The attached application is a "Cardfile" style small database written as a test piece for a database file that is stored as plain text with each record being written to a single line of text. The purpose of the test was to produce a data storage technique that has very high data density which in turn reduces the memory demand and increases the number of records that can be stored in an "in memory" database. This is contrasted against a fixed record database which generally contains a reasonable amount of wasted space. As far as capacity, the app will handle a 1 million record databases OK, it will load 5 million but the PB sort runs out of memory.

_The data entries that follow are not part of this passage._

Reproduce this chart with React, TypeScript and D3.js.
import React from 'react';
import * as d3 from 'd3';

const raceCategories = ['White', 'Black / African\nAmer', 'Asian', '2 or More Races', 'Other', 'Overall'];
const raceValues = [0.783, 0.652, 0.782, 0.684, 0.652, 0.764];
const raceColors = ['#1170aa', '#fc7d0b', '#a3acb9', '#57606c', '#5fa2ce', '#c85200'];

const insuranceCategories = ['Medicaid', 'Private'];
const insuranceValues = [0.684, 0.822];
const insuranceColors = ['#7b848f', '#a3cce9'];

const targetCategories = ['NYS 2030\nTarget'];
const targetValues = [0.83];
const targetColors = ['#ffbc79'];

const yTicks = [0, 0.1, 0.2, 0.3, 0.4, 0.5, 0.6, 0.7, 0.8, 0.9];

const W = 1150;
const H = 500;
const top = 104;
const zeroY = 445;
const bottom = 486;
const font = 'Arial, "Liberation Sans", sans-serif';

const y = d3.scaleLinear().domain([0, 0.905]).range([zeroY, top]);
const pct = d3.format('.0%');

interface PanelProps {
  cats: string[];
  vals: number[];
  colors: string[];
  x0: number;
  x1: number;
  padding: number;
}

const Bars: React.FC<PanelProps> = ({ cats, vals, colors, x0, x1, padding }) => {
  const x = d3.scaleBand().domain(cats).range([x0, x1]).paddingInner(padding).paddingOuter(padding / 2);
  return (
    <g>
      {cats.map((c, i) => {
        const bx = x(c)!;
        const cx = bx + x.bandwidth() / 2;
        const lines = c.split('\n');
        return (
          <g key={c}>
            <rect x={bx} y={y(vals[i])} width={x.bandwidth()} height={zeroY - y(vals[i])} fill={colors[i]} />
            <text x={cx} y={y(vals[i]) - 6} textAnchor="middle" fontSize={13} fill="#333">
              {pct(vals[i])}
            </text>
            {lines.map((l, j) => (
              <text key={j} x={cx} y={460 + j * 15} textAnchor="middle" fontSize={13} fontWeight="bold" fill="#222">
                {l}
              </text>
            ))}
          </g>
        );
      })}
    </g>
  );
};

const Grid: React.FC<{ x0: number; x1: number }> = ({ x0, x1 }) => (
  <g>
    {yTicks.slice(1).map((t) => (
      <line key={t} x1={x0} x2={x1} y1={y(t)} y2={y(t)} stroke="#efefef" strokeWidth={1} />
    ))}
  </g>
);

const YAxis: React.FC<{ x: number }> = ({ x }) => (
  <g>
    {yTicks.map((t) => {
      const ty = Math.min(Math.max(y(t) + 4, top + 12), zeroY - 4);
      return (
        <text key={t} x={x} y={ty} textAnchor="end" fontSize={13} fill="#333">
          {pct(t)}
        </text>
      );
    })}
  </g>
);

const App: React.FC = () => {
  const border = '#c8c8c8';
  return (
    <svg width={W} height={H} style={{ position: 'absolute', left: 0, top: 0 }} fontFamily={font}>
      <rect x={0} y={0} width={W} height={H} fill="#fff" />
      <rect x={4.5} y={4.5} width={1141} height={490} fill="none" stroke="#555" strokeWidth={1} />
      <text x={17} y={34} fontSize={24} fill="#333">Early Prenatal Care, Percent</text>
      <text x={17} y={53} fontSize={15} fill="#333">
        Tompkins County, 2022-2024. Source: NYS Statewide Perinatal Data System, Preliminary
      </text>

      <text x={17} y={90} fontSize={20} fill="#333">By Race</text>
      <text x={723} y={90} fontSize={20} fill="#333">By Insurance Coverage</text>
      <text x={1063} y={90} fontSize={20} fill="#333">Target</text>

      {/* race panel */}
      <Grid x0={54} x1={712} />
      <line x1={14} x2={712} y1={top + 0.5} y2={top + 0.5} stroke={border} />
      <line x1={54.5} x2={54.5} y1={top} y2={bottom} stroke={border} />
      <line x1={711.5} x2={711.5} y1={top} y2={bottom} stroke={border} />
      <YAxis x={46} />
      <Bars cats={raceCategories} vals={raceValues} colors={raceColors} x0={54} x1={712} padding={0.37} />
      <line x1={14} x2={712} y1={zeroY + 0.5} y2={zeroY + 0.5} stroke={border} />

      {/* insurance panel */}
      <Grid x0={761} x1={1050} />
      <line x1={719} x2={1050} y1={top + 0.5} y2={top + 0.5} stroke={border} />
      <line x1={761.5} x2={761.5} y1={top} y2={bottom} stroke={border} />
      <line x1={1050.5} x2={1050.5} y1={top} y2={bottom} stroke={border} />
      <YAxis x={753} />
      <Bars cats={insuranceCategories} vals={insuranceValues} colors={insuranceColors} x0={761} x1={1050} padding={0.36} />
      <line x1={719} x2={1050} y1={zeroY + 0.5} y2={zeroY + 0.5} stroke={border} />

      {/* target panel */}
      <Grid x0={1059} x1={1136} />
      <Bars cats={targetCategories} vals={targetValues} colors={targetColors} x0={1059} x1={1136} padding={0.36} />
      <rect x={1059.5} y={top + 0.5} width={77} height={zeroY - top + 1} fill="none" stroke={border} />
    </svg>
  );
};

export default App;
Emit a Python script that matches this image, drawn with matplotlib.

The advantage of the technique is it can be loaded directly into memory then parsed on a line by line basis into a dynamic string array so that record access is based on an array index and this makes the load and save reasonably fast. The logic was that parsing a single line into its component parts both in and out of the display made using a single line of text viable. Navigation is an area that I consider the app has shortcomings, if it was an app that I was going to use for my own purpose it would have a listview control in report mode as I am used to wading through massive lists to find things but in terms of general purpose software, it would be classed as bad design that would scare most users away.

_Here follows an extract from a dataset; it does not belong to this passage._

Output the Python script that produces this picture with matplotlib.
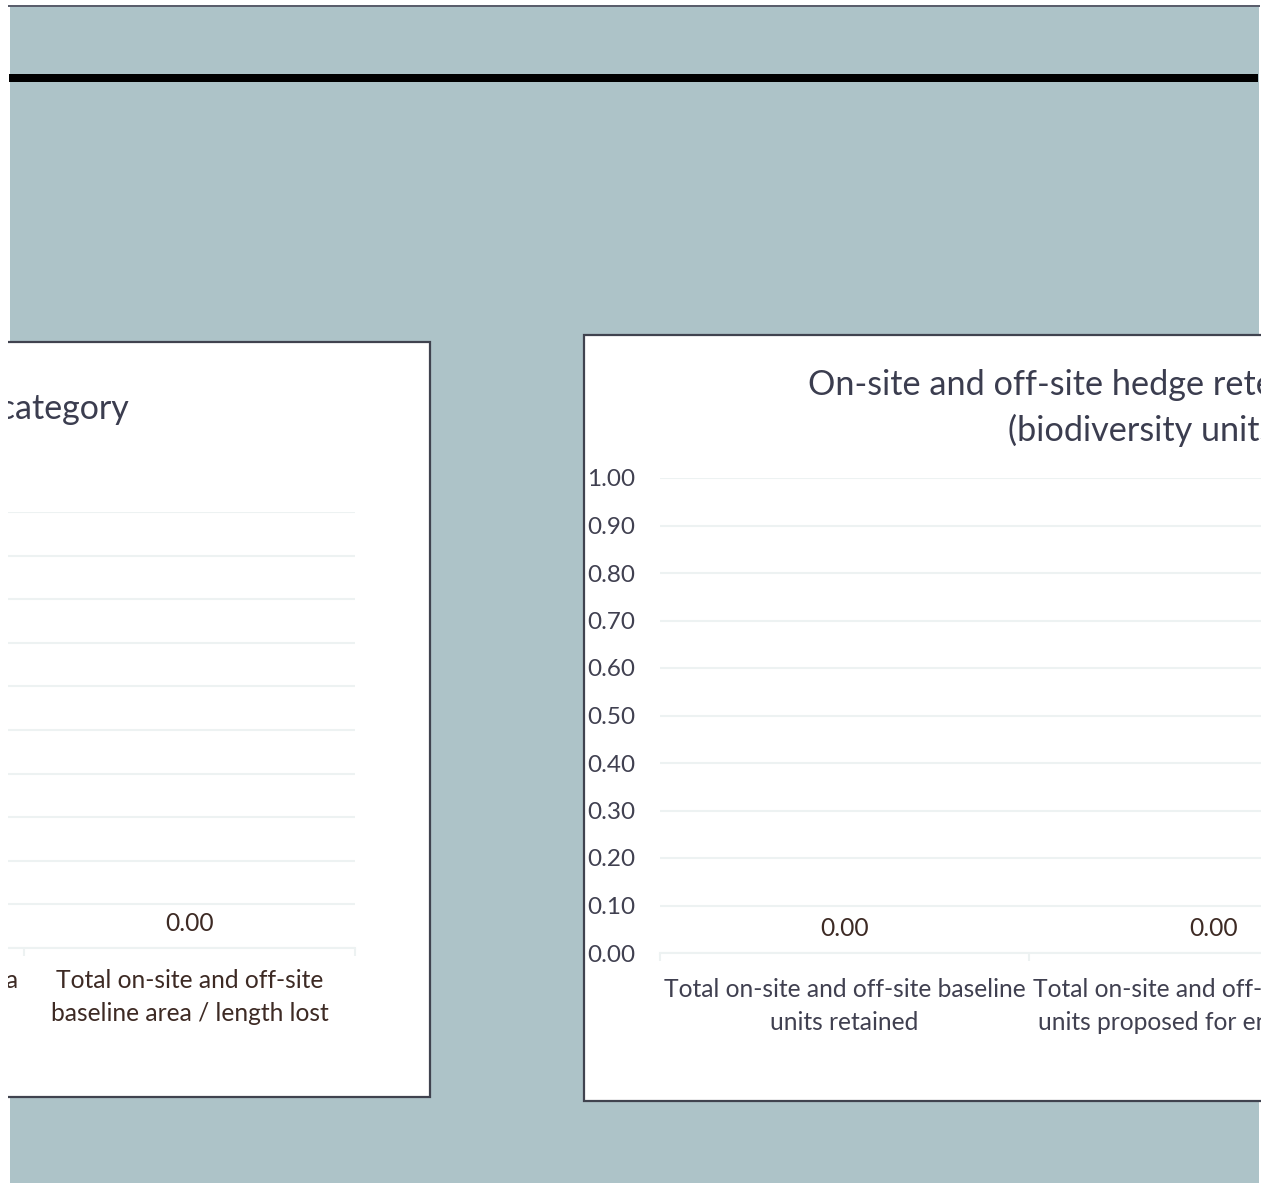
import numpy as np
import matplotlib as mpl
mpl.use('Agg')
import matplotlib.pyplot as plt
from matplotlib.patches import Rectangle

# figure size in pixels
W, H = 1273, 1183

# left chart (only the right part is visible)
left_cats = ['Total on-site and off-site area\nretained', 'Total on-site and off-site\nbaseline area / length lost']
left_vals = [0.0, 0.0]
left_title = 'Baseline by category'

# right chart (only the left part is visible)
right_cats = ['Total on-site and off-site baseline\nunits retained',
              'Total on-site and off-site baseline\nunits proposed for enhancement']
right_vals = [0.0, 0.0]
right_title = ['On-site and off-site hedge retention', '(biodiversity units)']

y_ticks = [0.0, 0.1, 0.2, 0.3, 0.4, 0.5, 0.6, 0.7, 0.8, 0.9, 1.0]

plt.rcParams['font.family'] = ['Lato', 'DejaVu Sans']

bg = '#adc3c8'
frame = '#40434f'
grid_col = '#edf2f2'
tick_col = '#404050'
brown = '#3d2a24'

fig = plt.figure(figsize=(W / 100, H / 100), dpi=100)
fig.patch.set_facecolor('white')


def fx(x):
    return x / W


def fy(y):
    return 1 - y / H


def rect(x0, y0, x1, y1, **kw):
    r = Rectangle((fx(x0), fy(y1)), fx(x1) - fx(x0), fy(y0) - fy(y1),
                  transform=fig.transFigure, **kw)
    fig.patches.append(r)


def axes_px(x0, y0, x1, y1):
    return fig.add_axes([fx(x0), fy(y1), fx(x1) - fx(x0), fy(y0) - fy(y1)])


# sheet background
rect(10, 6, 1259, H + 5, facecolor=bg, edgecolor='none', zorder=-5)
rect(8, 4.5, 1260, 6.5, facecolor='#5a5e6c', edgecolor='none', zorder=-4)
rect(9, 74, 1258, 82, facecolor='black', edgecolor='none', zorder=-4)

# chart boxes
rect(-20, 342, 430, 1097, facecolor='white', edgecolor=frame, lw=1.6, zorder=-3)
rect(584, 335, 1300, 1101, facecolor='white', edgecolor=frame, lw=1.6, zorder=-3)


def style_axes(ax, cats, vals, label_col, tick_pad):
    n = len(cats)
    x = np.arange(n)
    ax.bar(x, vals, 0.6, color='#5b9bd5')
    ax.set_xlim(-0.5, n - 0.5)
    ax.set_ylim(0, 1)
    ax.set_facecolor('none')
    ax.set_yticks(y_ticks)
    ax.set_yticklabels(['%.2f' % v for v in y_ticks])
    ax.grid(axis='y', color=grid_col, lw=1.5)
    ax.set_axisbelow(True)
    for s in ['top', 'right', 'left']:
        ax.spines[s].set_visible(False)
    ax.spines['bottom'].set_color(grid_col)
    ax.spines['bottom'].set_linewidth(1.5)
    ax.set_xticks(x)
    ax.set_xticklabels(cats, fontsize=17.7, color=label_col, linespacing=1.52)
    ax.set_xticks(np.arange(n + 1) - 0.5, minor=True)
    ax.tick_params(axis='x', which='major', length=0, pad=tick_pad)
    ax.tick_params(axis='x', which='minor', length=6, color=grid_col, width=1.5)
    ax.tick_params(axis='y', length=0, labelsize=17.5, labelcolor=tick_col, pad=18)
    for xi, v in zip(x, vals):
        ax.annotate('%.2f' % v, (xi, v), xytext=(0, 17.5), textcoords='offset points',
                    ha='center', va='center', fontsize=17.7, color=brown)


# left chart
axl = axes_px(24 - 331, 512, 355, 948)
style_axes(axl, left_cats, left_vals, brown, 15)
fig.text(fx(129), fy(409), left_title, ha='right', va='center', fontsize=24.5, color='#3b3d4f')

# right chart
axr = axes_px(660, 478, 660 + 369 * 2, 953)
style_axes(axr, right_cats, right_vals, tick_col, 18)
fig.text(fx(808), fy(385), right_title[0], ha='left', va='center', fontsize=24.7, color='#3b3d4f')
fig.text(fx(1008), fy(430), right_title[1], ha='left', va='center', fontsize=24.7, color='#3b3d4f')

# white page margins over everything
rect(-5, -5, 8, H + 5, facecolor='white', edgecolor='none', zorder=20)
rect(1261, -5, W + 5, H + 5, facecolor='white', edgecolor='none', zorder=20)
rect(-5, -5, W + 5, 4.5, facecolor='white', edgecolor='none', zorder=20)

fig.savefig('out.png', dpi=100)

It has forward and reverse, select by record number, 2 stage name search, family name with the option of given name, first and last and an accelerating fast forward and reverse which work OK but it really does need a list of some sort and this would require an application redesign. New records are added to the end of the database and to keep the data in sorted order, there is a menu option to sort, save and reload the database. With the name search, if you search for "smith" you will get the first entry for that name, if you search for "smith" with the optional given name IE: "Bill" you increase the accuracy of the search so that if there is no "Bill Smith" in the database, the search will tell you that the record cannot be found. The search is case insensitive.

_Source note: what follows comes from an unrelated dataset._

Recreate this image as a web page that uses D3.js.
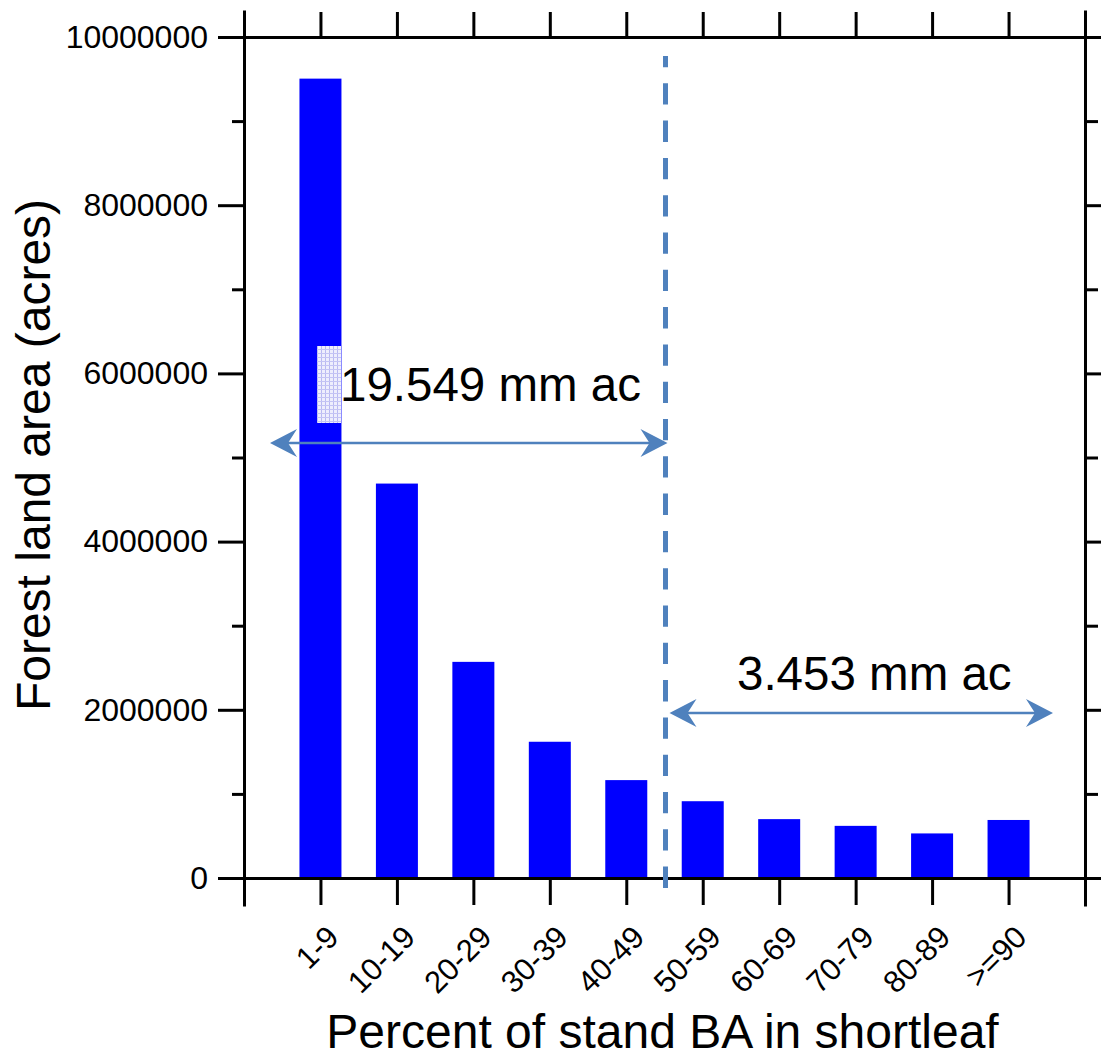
<!DOCTYPE html>
<html>
<head>
<meta charset="utf-8">
<script src="https://cdn.jsdelivr.net/npm/d3@7"></script>
<style>
  html, body { margin: 0; padding: 0; background: #fff; }
  svg { display: block; }
  text { font-family: "Liberation Sans", Arial, sans-serif; fill: #000; }
</style>
</head>
<body>
<svg id="chart" width="1101" height="1059"></svg>
<script>
// Forest land area by share of stand basal area in shortleaf pine
const categories = ["1-9", "10-19", "20-29", "30-39", "40-49", "50-59", "60-69", "70-79", "80-89", ">=90"];
const acres = [9505000, 4690000, 2570000, 1620000, 1164000, 913000, 700000, 620000, 530000, 690000];
const majorTicks = [0, 2000000, 4000000, 6000000, 8000000, 10000000];
const minorTicks = [1000000, 3000000, 5000000, 7000000, 9000000];
const splitIndex = 5; // classes below 50% vs. 50% and above

const svg = d3.select("#chart");
const plotLeft = 244, plotRight = 1085, plotTop = 37, plotBottom = 878;
const blue = "#4f81bd";

const x = d3.scalePoint().domain(categories).range([plotLeft, plotRight]).padding(1);
const y = d3.scaleLinear().domain([0, 10000000]).range([plotBottom, plotTop]);

// dotted fill used for the small box beside the first bar
const defs = svg.append("defs");
const pat = defs.append("pattern").attr("id", "dots")
  .attr("width", 4).attr("height", 4).attr("patternUnits", "userSpaceOnUse");
pat.append("rect").attr("width", 4).attr("height", 4).attr("fill", "#eeeefd");
pat.append("rect").attr("x", 1).attr("y", 0).attr("width", 1).attr("height", 4).attr("fill", "#b9b9f2");
pat.append("rect").attr("x", 0).attr("y", 1).attr("width", 4).attr("height", 1).attr("fill", "#c4c4f4");

// bars
const barW = 42;
svg.append("g").selectAll("rect").data(acres).join("rect")
  .attr("x", (d, i) => x(categories[i]) - barW / 2)
  .attr("y", d => y(d))
  .attr("width", barW)
  .attr("height", d => y(0) - y(d))
  .attr("fill", "#0000ff");

svg.append("rect")
  .attr("x", 317).attr("y", 346).attr("width", 24).attr("height", 77)
  .attr("fill", "url(#dots)");

// axes: left with labels, right/top/bottom as plain frames with ticks
const axStyle = g => {
  g.selectAll("path, line").attr("stroke", "#000").attr("stroke-width", 3);
  g.select(".domain").attr("stroke-linecap", "square");
};

svg.append("g").attr("transform", `translate(${plotLeft},0)`)
  .call(d3.axisLeft(y).tickValues(majorTicks).tickSize(26).tickSizeOuter(0)
    .tickPadding(10).tickFormat(d3.format("d")))
  .call(axStyle)
  .call(g => g.selectAll("text").attr("font-size", 32).attr("fill", "#000")
    .attr("font-family", '"Liberation Sans", Arial, sans-serif'));
svg.append("g").attr("transform", `translate(${plotLeft},0)`)
  .call(d3.axisLeft(y).tickValues(minorTicks).tickSize(12).tickSizeOuter(0).tickFormat(""))
  .call(axStyle);

svg.append("g").attr("transform", `translate(${plotRight},0)`)
  .call(d3.axisRight(y).tickValues(majorTicks).tickSize(26).tickSizeOuter(0).tickFormat(""))
  .call(axStyle);
svg.append("g").attr("transform", `translate(${plotRight},0)`)
  .call(d3.axisRight(y).tickValues(minorTicks).tickSize(13).tickSizeOuter(0).tickFormat(""))
  .call(axStyle);

svg.append("g").attr("transform", `translate(0,${plotTop})`)
  .call(d3.axisTop(x).tickSize(25).tickSizeOuter(25).tickFormat(""))
  .call(axStyle);
svg.append("g").attr("transform", `translate(0,${plotBottom})`)
  .call(d3.axisBottom(x).tickSize(27).tickSizeOuter(27).tickFormat(""))
  .call(axStyle);

// rotated category labels
svg.append("g").selectAll("text").data(categories).join("text")
  .attr("transform", d => `translate(${x(d) + 20},${plotBottom + 61}) rotate(-45)`)
  .attr("text-anchor", "end")
  .attr("font-size", 31)
  .text(d => d);

// axis titles
svg.append("text")
  .attr("x", (plotLeft + plotRight) / 2 - 2).attr("y", 1048)
  .attr("text-anchor", "middle").attr("font-size", 48)
  .text("Percent of stand BA in shortleaf");
svg.append("text")
  .attr("transform", "translate(50,455) rotate(-90)")
  .attr("text-anchor", "middle").attr("font-size", 48)
  .text("Forest land area (acres)");

// divider between the two groups of classes
const splitX = (x(categories[splitIndex - 1]) + x(categories[splitIndex])) / 2 + 1;
svg.append("line")
  .attr("x1", splitX).attr("x2", splitX).attr("y1", 56).attr("y2", 888)
  .attr("stroke", blue).attr("stroke-width", 5)
  .attr("stroke-dasharray", "21.3,16").attr("stroke-dashoffset", 10);

// double-headed arrows with the total area of each group
function arrowHead(xTip, yTip, dir) {
  const p = d3.path();
  p.moveTo(xTip, yTip);
  p.lineTo(xTip - dir * 27, yTip - 14);
  p.lineTo(xTip - dir * 18, yTip);
  p.lineTo(xTip - dir * 27, yTip + 14);
  p.closePath();
  svg.append("path").attr("d", p.toString()).attr("fill", blue);
}
function doubleArrow(x1, x2, yy) {
  svg.append("line").attr("x1", x1 + 10).attr("x2", x2 - 10)
    .attr("y1", yy).attr("y2", yy).attr("stroke", blue).attr("stroke-width", 2.5);
  arrowHead(x1, yy, -1);
  arrowHead(x2, yy, 1);
}

const fmt = d3.format(".3f");
const lowTotal = d3.sum(acres.slice(0, splitIndex)) / 1e6;
const highTotal = d3.sum(acres.slice(splitIndex)) / 1e6;

doubleArrow(270, splitX + 2, 443);
svg.append("text").attr("x", 340).attr("y", 401).attr("font-size", 47.5)
  .text(`${fmt(lowTotal)} mm ac`);

doubleArrow(splitX + 4, 1053, 713);
svg.append("text").attr("x", 737).attr("y", 690).attr("font-size", 47.5)
  .text(`${fmt(highTotal)} mm ac`);
</script>
</body>
</html>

The source code has the option of using US American states where the default is that states in Australia. It is done with an equate at the start of the main source file. To build the app you will need to edit the "makepb.bat" file and change the paths to your own. The header file are Jose Roca's so you will need to have Jose's includes to build the app. The code design is primarily Windows API code and it has used PowerBASIC's dynamic string arrays and the intrinsic parsing functions built into PB which are well suited for working with dynamic string arrays. There are 2 assembler functions, one to format text to clean up any user mess ups, the other is a case insensitive string compare to add some pace to the array scan. A single function is simply faster that 2 case conversions and a string compare.
There is an attached directory that contains an app to make test database files of different sizes that are driven by a set of batch files for different database record counts. The small ones are reasonable in time waiting but the 1 million record test db is very slow and its "go have a cigarette and make a cup of coffee" before it finishes. It is slow to make sure the random algo is seeded regularly to avoid duplicates.
i would like to thank all of the PB guys who have made comments on what is expected in a modern database as I have not written a database since the middle 1990s. I looked at MSACCESS and thought "YUKKKK" and have not bothered since.